Perfect Pecco wins Austin sprint from pole

Perfect Pecco wins Austin sprint from pole

Sports

Bagnaia wins sprint from pole in Texas

AUSTIN, Texas (Reuters) - Ducati's MotoGP world champion Francesco 'Pecco' Bagnaia won a sprint race from pole position at the Grand Prix of the Americas in Austin on Saturday to pile the pressure on series leader Marco Bezzecchi.

The Italian, who had smashed the Texas track's lap record in qualifying, took the chequered flag 2.545 seconds ahead of LCR Honda's Alex Rins for his third victory of the season after a sprint/race double in Portugal.

Spaniard Jorge Martin finished third, after starting 12th on the grid and battling illness, for the non-factory Pramac Ducati team. The 12 points for winning the 10 lap race left Bagnaia on 53 and one short of compatriot and VR46 Ducati rider Bezzecchi, who finished sixth with the main race and bigger battle to come on Sunday.

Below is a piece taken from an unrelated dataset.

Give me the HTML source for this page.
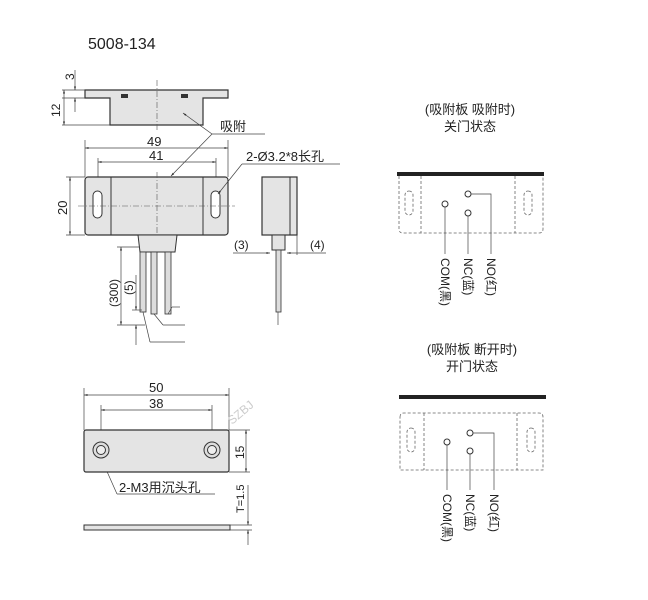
<!DOCTYPE html>
<html><head><meta charset="utf-8"><style>
html,body{margin:0;padding:0;background:#fff;}
svg{display:block;}
text{font-family:"Liberation Sans","Noto Sans CJK SC",sans-serif;fill:#222;}
</style></head><body>
<svg width="648" height="600" viewBox="0 0 648 600" xmlns="http://www.w3.org/2000/svg">
<defs>
<marker id="a" viewBox="0 0 10 10" refX="10" refY="5" markerWidth="7" markerHeight="5" orient="auto-start-reverse"><path d="M0,2 L10,5 L0,8 z" fill="#333"/></marker>
</defs>
<text x="88" y="49" font-size="16">5008-134</text>

<!-- top view -->
<path d="M85,90 H228 V98 H203 V125 H110 V98 H85 Z" fill="#e4e4e4" stroke="#333" stroke-width="1.2"/>
<rect x="121" y="94" width="7" height="4" fill="#333"/>
<rect x="181" y="94" width="7" height="4" fill="#333"/>
<line x1="157" y1="80" x2="157" y2="130" stroke="#555" stroke-width="0.6" stroke-dasharray="6,2,1,2"/>
<g stroke="#444" stroke-width="0.7" fill="none">
<line x1="62" y1="90" x2="85" y2="90"/><line x1="62" y1="98" x2="85" y2="98"/><line x1="62" y1="125" x2="110" y2="125"/>
<line x1="75" y1="70" x2="75" y2="90" marker-end="url(#a)"/><line x1="75" y1="112" x2="75" y2="98" marker-end="url(#a)"/>
<line x1="64" y1="90" x2="64" y2="125" marker-start="url(#a)" marker-end="url(#a)"/>
</g>
<text x="0" y="0" font-size="12" transform="translate(74,80) rotate(-90)">3</text>
<text x="0" y="0" font-size="12" transform="translate(60,117) rotate(-90)">12</text>
<g stroke="#444" stroke-width="0.7" fill="none">
<line x1="212" y1="134" x2="183" y2="113" marker-end="url(#a)"/>
<line x1="212" y1="134" x2="171" y2="176" marker-end="url(#a)"/>
<line x1="212" y1="134" x2="265" y2="134"/>
</g>
<text x="220" y="131" font-size="13">吸附</text>

<!-- front view -->
<g stroke="#444" stroke-width="0.7" fill="none">
<line x1="85" y1="140" x2="85" y2="177"/><line x1="228" y1="140" x2="228" y2="177"/>
<line x1="98" y1="158" x2="98" y2="192"/><line x1="216" y1="158" x2="216" y2="192"/>
<line x1="85" y1="148" x2="228" y2="148" marker-start="url(#a)" marker-end="url(#a)"/>
<line x1="98" y1="162" x2="216" y2="162" marker-start="url(#a)" marker-end="url(#a)"/>
<line x1="66" y1="177" x2="85" y2="177"/><line x1="66" y1="235" x2="85" y2="235"/>
<line x1="70" y1="177" x2="70" y2="235" marker-start="url(#a)" marker-end="url(#a)"/>
</g>
<text x="147" y="146" font-size="13">49</text>
<text x="149" y="160" font-size="13">41</text>
<text x="0" y="0" font-size="13" transform="translate(67,215) rotate(-90)">20</text>
<rect x="85" y="177" width="143" height="58" rx="3" fill="#e4e4e4" stroke="#333" stroke-width="1.2"/>
<line x1="111" y1="177" x2="111" y2="235" stroke="#333"/><line x1="203" y1="177" x2="203" y2="235" stroke="#333"/>
<rect x="93" y="191" width="9" height="27" rx="4.5" fill="#fff" stroke="#333"/>
<rect x="211" y="191" width="9" height="27" rx="4.5" fill="#fff" stroke="#333"/>
<line x1="78" y1="206" x2="235" y2="206" stroke="#555" stroke-width="0.6" stroke-dasharray="6,2,1,2"/>
<line x1="157" y1="172" x2="157" y2="240" stroke="#555" stroke-width="0.6" stroke-dasharray="6,2,1,2"/>
<g stroke="#444" stroke-width="0.7" fill="none">
<line x1="242" y1="164" x2="218" y2="194" marker-end="url(#a)"/><line x1="242" y1="164" x2="340" y2="164"/>
</g>
<text x="246" y="161" font-size="13">2-Ø3.2*8长孔</text>
<path d="M138,235 H177 L175,252 H140 Z" fill="#e4e4e4" stroke="#333"/>
<g fill="#ddd" stroke="#333" stroke-width="0.8">
<rect x="140" y="252" width="6" height="60"/><rect x="151" y="252" width="6" height="62"/><rect x="165" y="252" width="6" height="62"/>
</g>
<g stroke="#444" stroke-width="0.7" fill="none">
<line x1="143" y1="312" x2="150" y2="342"/><line x1="154" y1="314" x2="163" y2="325"/><line x1="168" y1="314" x2="172" y2="307"/>
<line x1="150" y1="342" x2="185" y2="342"/><line x1="163" y1="325" x2="185" y2="325"/><line x1="172" y1="307" x2="180" y2="307"/>
<line x1="117" y1="247" x2="140" y2="247"/><line x1="117" y1="325" x2="145" y2="325"/>
<line x1="121" y1="247" x2="121" y2="325" marker-start="url(#a)" marker-end="url(#a)"/>
<line x1="136" y1="275" x2="136" y2="310" marker-end="url(#a)"/><line x1="136" y1="345" x2="136" y2="325" marker-end="url(#a)"/>
<line x1="132" y1="310" x2="142" y2="310"/>
</g>
<text x="0" y="0" font-size="12" transform="translate(118,307) rotate(-90)">(300)</text>
<text x="0" y="0" font-size="12" transform="translate(133,295) rotate(-90)">(5)</text>

<!-- side view -->
<rect x="262" y="177" width="35" height="58" fill="#e4e4e4" stroke="#333" stroke-width="1.2"/>
<line x1="290" y1="177" x2="290" y2="235" stroke="#333"/>
<rect x="272" y="235" width="13" height="15" fill="#e4e4e4" stroke="#333"/>
<rect x="276" y="250" width="5" height="62" fill="#ddd" stroke="#333" stroke-width="0.8"/>
<line x1="278" y1="312" x2="278" y2="325" stroke="#444" stroke-width="0.7"/>
<g stroke="#444" stroke-width="0.7" fill="none">
<line x1="233" y1="253" x2="270" y2="253" marker-end="url(#a)"/><line x1="326" y1="253" x2="287" y2="253" marker-end="url(#a)"/>
<line x1="297" y1="235" x2="297" y2="255"/>
</g>
<text x="234" y="249" font-size="12">(3)</text>
<text x="310" y="249" font-size="12">(4)</text>

<!-- bottom left -->
<g stroke="#444" stroke-width="0.7" fill="none">
<line x1="84" y1="388" x2="84" y2="430"/><line x1="229" y1="388" x2="229" y2="430"/>
<line x1="101" y1="405" x2="101" y2="445"/><line x1="212" y1="405" x2="212" y2="445"/>
<line x1="84" y1="395" x2="229" y2="395" marker-start="url(#a)" marker-end="url(#a)"/>
<line x1="101" y1="410" x2="212" y2="410" marker-start="url(#a)" marker-end="url(#a)"/>
<line x1="229" y1="430" x2="250" y2="430"/><line x1="229" y1="472" x2="250" y2="472"/>
<line x1="246" y1="430" x2="246" y2="472" marker-start="url(#a)" marker-end="url(#a)"/>
<line x1="101" y1="458" x2="117" y2="494"/><line x1="117" y1="494" x2="215" y2="494"/>
<line x1="248" y1="485" x2="248" y2="525" marker-end="url(#a)"/><line x1="248" y1="545" x2="248" y2="530" marker-end="url(#a)"/>
<line x1="230" y1="525" x2="252" y2="525"/><line x1="230" y1="530" x2="252" y2="530"/>
</g>
<text x="149" y="392" font-size="13">50</text>
<text x="149" y="408" font-size="13">38</text>
<text x="0" y="0" font-size="12" transform="translate(244,459) rotate(-90)">15</text>
<text x="0" y="0" font-size="11" transform="translate(244,513) rotate(-90)">T=1.5</text>
<text x="0" y="0" font-size="12" style="fill:#ccc" transform="translate(232,425) rotate(-40)">SZBJ</text>
<rect x="84" y="430" width="145" height="42" rx="2" fill="#e4e4e4" stroke="#333" stroke-width="1.2"/>
<circle cx="101" cy="450" r="8" fill="#ddd" stroke="#333"/><circle cx="101" cy="450" r="4.5" fill="#eee" stroke="#333"/>
<circle cx="212" cy="450" r="8" fill="#ddd" stroke="#333"/><circle cx="212" cy="450" r="4.5" fill="#eee" stroke="#333"/>
<text x="119" y="492" font-size="13">2-M3用沉头孔</text>
<rect x="84" y="525" width="146" height="5" fill="#e4e4e4" stroke="#333"/>

<!-- right top -->
<text x="470" y="114" font-size="13" text-anchor="middle">(吸附板 吸附时)</text>
<text x="470" y="131" font-size="13" text-anchor="middle">关门状态</text>
<rect x="397" y="172" width="147" height="4" fill="#222"/>
<g stroke="#666" stroke-width="0.8" fill="none" stroke-dasharray="3,2">
<path d="M399,176 V229 Q399,233 403,233 H539 Q543,233 543,229 V176"/>
<line x1="421" y1="176" x2="421" y2="233"/><line x1="515" y1="176" x2="515" y2="233"/>
<rect x="405" y="191" width="8" height="24" rx="4"/><rect x="524" y="191" width="8" height="24" rx="4"/>
</g>
<g stroke="#333" stroke-width="1" fill="#fff">
<circle cx="445" cy="204" r="3"/><circle cx="468" cy="194" r="3"/><circle cx="468" cy="213" r="3"/>
</g>
<g stroke="#444" stroke-width="0.7" fill="none">
<line x1="445" y1="207" x2="445" y2="254"/><line x1="468" y1="216" x2="468" y2="254"/>
<polyline points="471,194 491,194 491,254"/>
</g>
<text font-size="12" transform="translate(441,258) rotate(90)">COM(黑)</text>
<text font-size="12" transform="translate(464,258) rotate(90)">NC(蓝)</text>
<text font-size="12" transform="translate(487,258) rotate(90)">NO(红)</text>

<!-- right bottom -->
<text x="472" y="354" font-size="13" text-anchor="middle">(吸附板 断开时)</text>
<text x="472" y="371" font-size="13" text-anchor="middle">开门状态</text>
<rect x="399" y="395" width="147" height="4" fill="#222"/>
<g stroke="#666" stroke-width="0.8" fill="none" stroke-dasharray="3,2">
<path d="M400,417 Q400,413 404,413 H539 Q543,413 543,417 V470 H400 Z"/>
<line x1="424" y1="413" x2="424" y2="470"/><line x1="517" y1="413" x2="517" y2="470"/>
<rect x="407" y="428" width="8" height="24" rx="4"/><rect x="527" y="428" width="8" height="24" rx="4"/>
</g>
<g stroke="#333" stroke-width="1" fill="#fff">
<circle cx="447" cy="442" r="3"/><circle cx="470" cy="433" r="3"/><circle cx="470" cy="451" r="3"/>
</g>
<g stroke="#444" stroke-width="0.7" fill="none">
<line x1="447" y1="445" x2="447" y2="490"/><line x1="470" y1="454" x2="470" y2="490"/>
<polyline points="473,433 494,433 494,490"/>
</g>
<text font-size="12" transform="translate(443,494) rotate(90)">COM(黑)</text>
<text font-size="12" transform="translate(466,494) rotate(90)">NC(蓝)</text>
<text font-size="12" transform="translate(490,494) rotate(90)">NO(红)</text>
</svg>
</body></html>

"I preferred this sprint race to the one in Argentina, that I was more in trouble," said Bagnaia, who started on the front row two weeks ago but finished only sixth.
"I started well, I just tried to push and do my pace and it was enough to open a gap. The conditions today were quite tricky for the hot temperature. On the braking it was very, very slippery."

Bagnaia battled Rins early on, with the Honda rider taking the lead into turn one and trading places before the Italian pulled away. Rins then ceded second place to Aprilia's Aleix Espargaro and nearly lost third to Yamaha's attacking French rider Fabio Quartararo, the 2021 world champion.

Quartararo's challenge faded and he crashed at turn one on lap five, sliding off but managing to remount and get back in the race to finish 19th. Gresini Ducati rider Alex Marquez, brother of the injured and absent six-times MotoGP champion Marc, fell a lap later at turn 12 while battling for a top five place.

Ducati's 36-year-old tester Michele Pirro, replacing the injured Enea Bastianini, was another faller. Martin meanwhile passed Espargaro for third and held off a challenge at the penultimate corner of the last lap.

"I gave my 100%. I couldn't breathe, after three or four laps I had no lungs any more. It was really difficult to keep the pace," said Martin. "At the end I just tried to keep calm. I knew Aleix was faster. "We need a good dinner tonight to get the power for tomorrow."